[BEGIN]

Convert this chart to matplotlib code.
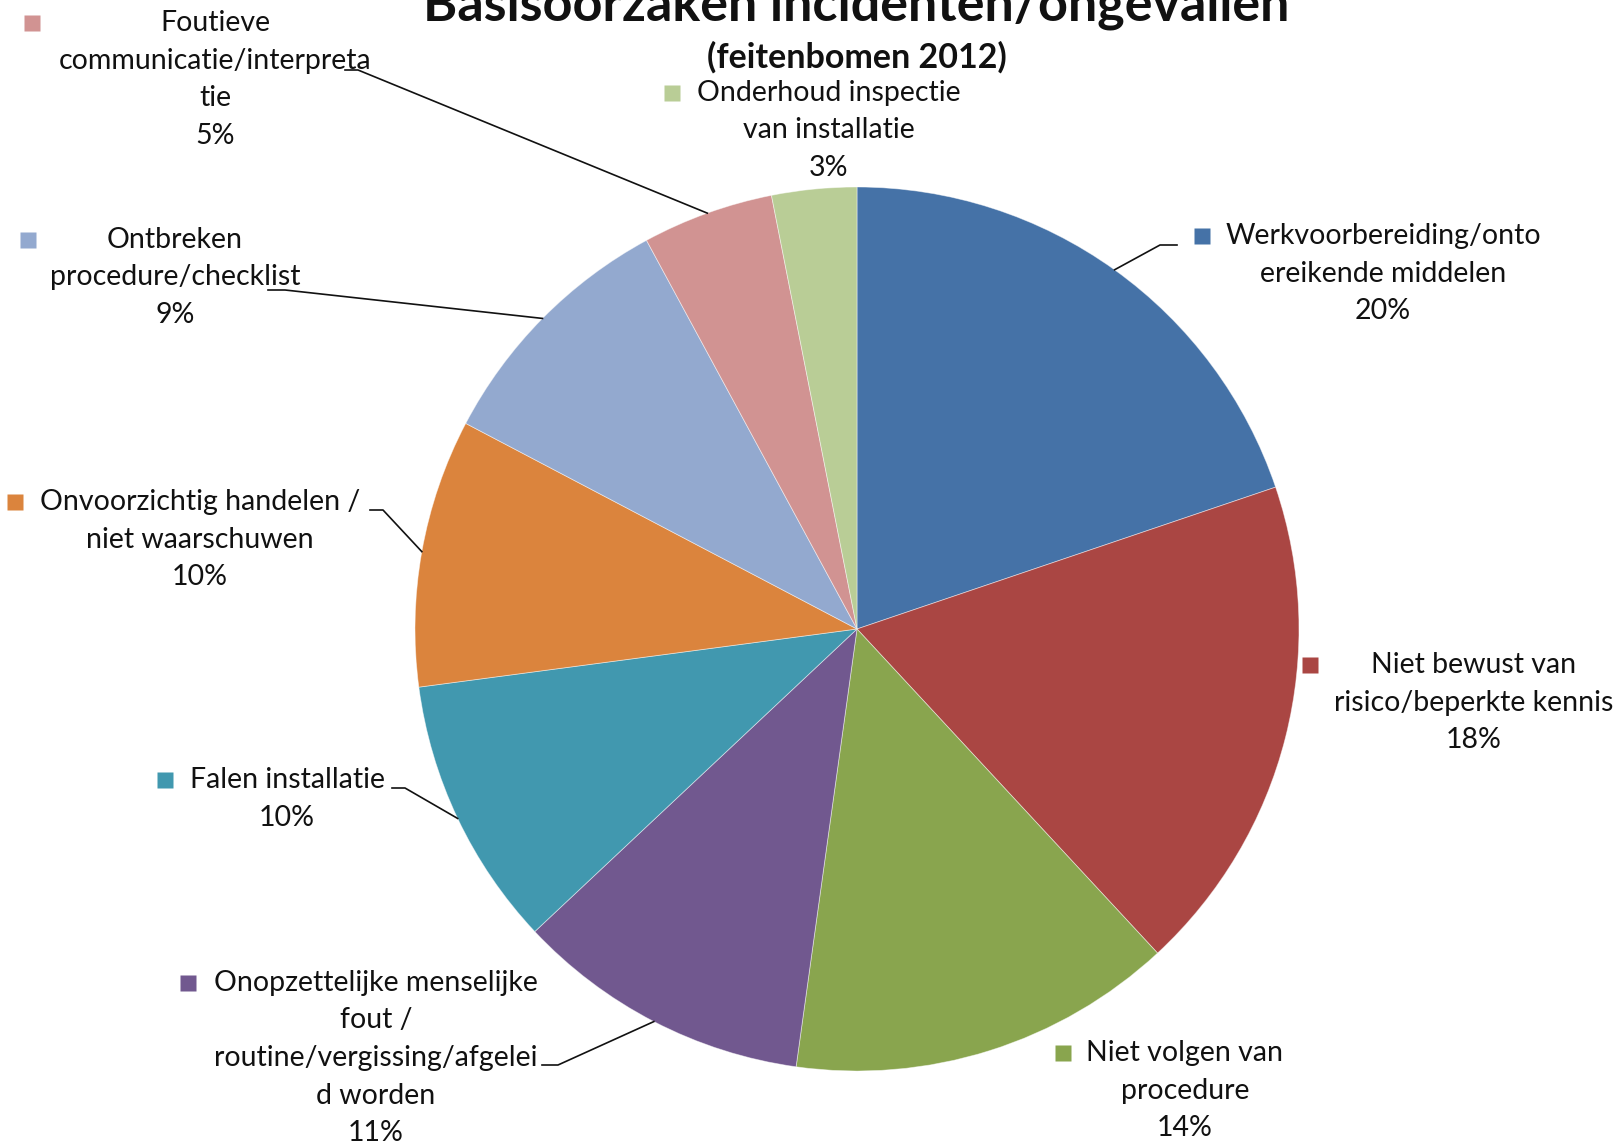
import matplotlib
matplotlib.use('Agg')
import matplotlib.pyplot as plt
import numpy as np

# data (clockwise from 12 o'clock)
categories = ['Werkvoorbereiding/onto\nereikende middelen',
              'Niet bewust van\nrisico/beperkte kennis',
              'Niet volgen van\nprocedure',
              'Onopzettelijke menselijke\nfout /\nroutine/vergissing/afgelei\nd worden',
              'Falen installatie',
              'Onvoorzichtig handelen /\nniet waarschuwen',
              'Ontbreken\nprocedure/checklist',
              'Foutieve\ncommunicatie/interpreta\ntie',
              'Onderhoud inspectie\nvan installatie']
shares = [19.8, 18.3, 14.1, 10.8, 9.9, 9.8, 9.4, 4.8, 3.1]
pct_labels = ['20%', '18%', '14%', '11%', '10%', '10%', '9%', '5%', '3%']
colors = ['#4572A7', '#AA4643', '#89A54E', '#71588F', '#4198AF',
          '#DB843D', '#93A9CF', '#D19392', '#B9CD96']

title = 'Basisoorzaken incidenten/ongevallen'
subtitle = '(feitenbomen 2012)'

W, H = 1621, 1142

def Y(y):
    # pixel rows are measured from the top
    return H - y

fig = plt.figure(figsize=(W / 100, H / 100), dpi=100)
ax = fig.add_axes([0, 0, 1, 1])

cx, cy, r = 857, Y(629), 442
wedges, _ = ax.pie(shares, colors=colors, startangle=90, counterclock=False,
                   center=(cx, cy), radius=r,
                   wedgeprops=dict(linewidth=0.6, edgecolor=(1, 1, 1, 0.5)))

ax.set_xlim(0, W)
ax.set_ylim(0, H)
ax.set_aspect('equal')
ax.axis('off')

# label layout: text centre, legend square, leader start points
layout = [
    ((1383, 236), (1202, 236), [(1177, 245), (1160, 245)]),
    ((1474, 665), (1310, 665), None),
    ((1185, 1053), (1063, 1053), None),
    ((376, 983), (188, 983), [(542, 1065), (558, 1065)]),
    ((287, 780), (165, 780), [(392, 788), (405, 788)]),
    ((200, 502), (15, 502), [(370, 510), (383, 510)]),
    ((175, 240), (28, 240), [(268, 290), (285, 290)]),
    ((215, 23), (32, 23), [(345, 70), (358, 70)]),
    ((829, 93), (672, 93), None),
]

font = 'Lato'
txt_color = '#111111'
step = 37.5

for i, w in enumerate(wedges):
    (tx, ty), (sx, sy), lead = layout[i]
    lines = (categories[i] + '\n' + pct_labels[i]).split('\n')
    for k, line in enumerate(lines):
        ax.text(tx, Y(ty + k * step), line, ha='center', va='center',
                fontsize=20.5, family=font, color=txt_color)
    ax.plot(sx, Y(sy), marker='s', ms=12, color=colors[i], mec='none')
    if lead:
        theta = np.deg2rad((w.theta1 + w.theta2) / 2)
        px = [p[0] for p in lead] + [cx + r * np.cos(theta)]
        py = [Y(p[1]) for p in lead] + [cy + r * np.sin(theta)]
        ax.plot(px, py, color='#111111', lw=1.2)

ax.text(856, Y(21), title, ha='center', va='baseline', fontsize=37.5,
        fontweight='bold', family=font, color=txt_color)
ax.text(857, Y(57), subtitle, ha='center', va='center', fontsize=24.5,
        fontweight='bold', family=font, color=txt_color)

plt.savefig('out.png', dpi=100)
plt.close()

[END]

— Given task —
Reproduce the listing word for word and omit its pictures.

— Complete output —
Convert this chart to matplotlib code.
import matplotlib
matplotlib.use('Agg')
import matplotlib.pyplot as plt
import numpy as np

# data (clockwise from 12 o'clock)
categories = ['Werkvoorbereiding/onto\nereikende middelen',
              'Niet bewust van\nrisico/beperkte kennis',
              'Niet volgen van\nprocedure',
              'Onopzettelijke menselijke\nfout /\nroutine/vergissing/afgelei\nd worden',
              'Falen installatie',
              'Onvoorzichtig handelen /\nniet waarschuwen',
              'Ontbreken\nprocedure/checklist',
              'Foutieve\ncommunicatie/interpreta\ntie',
              'Onderhoud inspectie\nvan installatie']
shares = [19.8, 18.3, 14.1, 10.8, 9.9, 9.8, 9.4, 4.8, 3.1]
pct_labels = ['20%', '18%', '14%', '11%', '10%', '10%', '9%', '5%', '3%']
colors = ['#4572A7', '#AA4643', '#89A54E', '#71588F', '#4198AF',
          '#DB843D', '#93A9CF', '#D19392', '#B9CD96']

title = 'Basisoorzaken incidenten/ongevallen'
subtitle = '(feitenbomen 2012)'

W, H = 1621, 1142

def Y(y):
    # pixel rows are measured from the top
    return H - y

fig = plt.figure(figsize=(W / 100, H / 100), dpi=100)
ax = fig.add_axes([0, 0, 1, 1])

cx, cy, r = 857, Y(629), 442
wedges, _ = ax.pie(shares, colors=colors, startangle=90, counterclock=False,
                   center=(cx, cy), radius=r,
                   wedgeprops=dict(linewidth=0.6, edgecolor=(1, 1, 1, 0.5)))

ax.set_xlim(0, W)
ax.set_ylim(0, H)
ax.set_aspect('equal')
ax.axis('off')

# label layout: text centre, legend square, leader start points
layout = [
    ((1383, 236), (1202, 236), [(1177, 245), (1160, 245)]),
    ((1474, 665), (1310, 665), None),
    ((1185, 1053), (1063, 1053), None),
    ((376, 983), (188, 983), [(542, 1065), (558, 1065)]),
    ((287, 780), (165, 780), [(392, 788), (405, 788)]),
    ((200, 502), (15, 502), [(370, 510), (383, 510)]),
    ((175, 240), (28, 240), [(268, 290), (285, 290)]),
    ((215, 23), (32, 23), [(345, 70), (358, 70)]),
    ((829, 93), (672, 93), None),
]

font = 'Lato'
txt_color = '#111111'
step = 37.5

for i, w in enumerate(wedges):
    (tx, ty), (sx, sy), lead = layout[i]
    lines = (categories[i] + '\n' + pct_labels[i]).split('\n')
    for k, line in enumerate(lines):
        ax.text(tx, Y(ty + k * step), line, ha='center', va='center',
                fontsize=20.5, family=font, color=txt_color)
    ax.plot(sx, Y(sy), marker='s', ms=12, color=colors[i], mec='none')
    if lead:
        theta = np.deg2rad((w.theta1 + w.theta2) / 2)
        px = [p[0] for p in lead] + [cx + r * np.cos(theta)]
        py = [Y(p[1]) for p in lead] + [cy + r * np.sin(theta)]
        ax.plot(px, py, color='#111111', lw=1.2)

ax.text(856, Y(21), title, ha='center', va='baseline', fontsize=37.5,
        fontweight='bold', family=font, color=txt_color)
ax.text(857, Y(57), subtitle, ha='center', va='center', fontsize=24.5,
        fontweight='bold', family=font, color=txt_color)

plt.savefig('out.png', dpi=100)
plt.close()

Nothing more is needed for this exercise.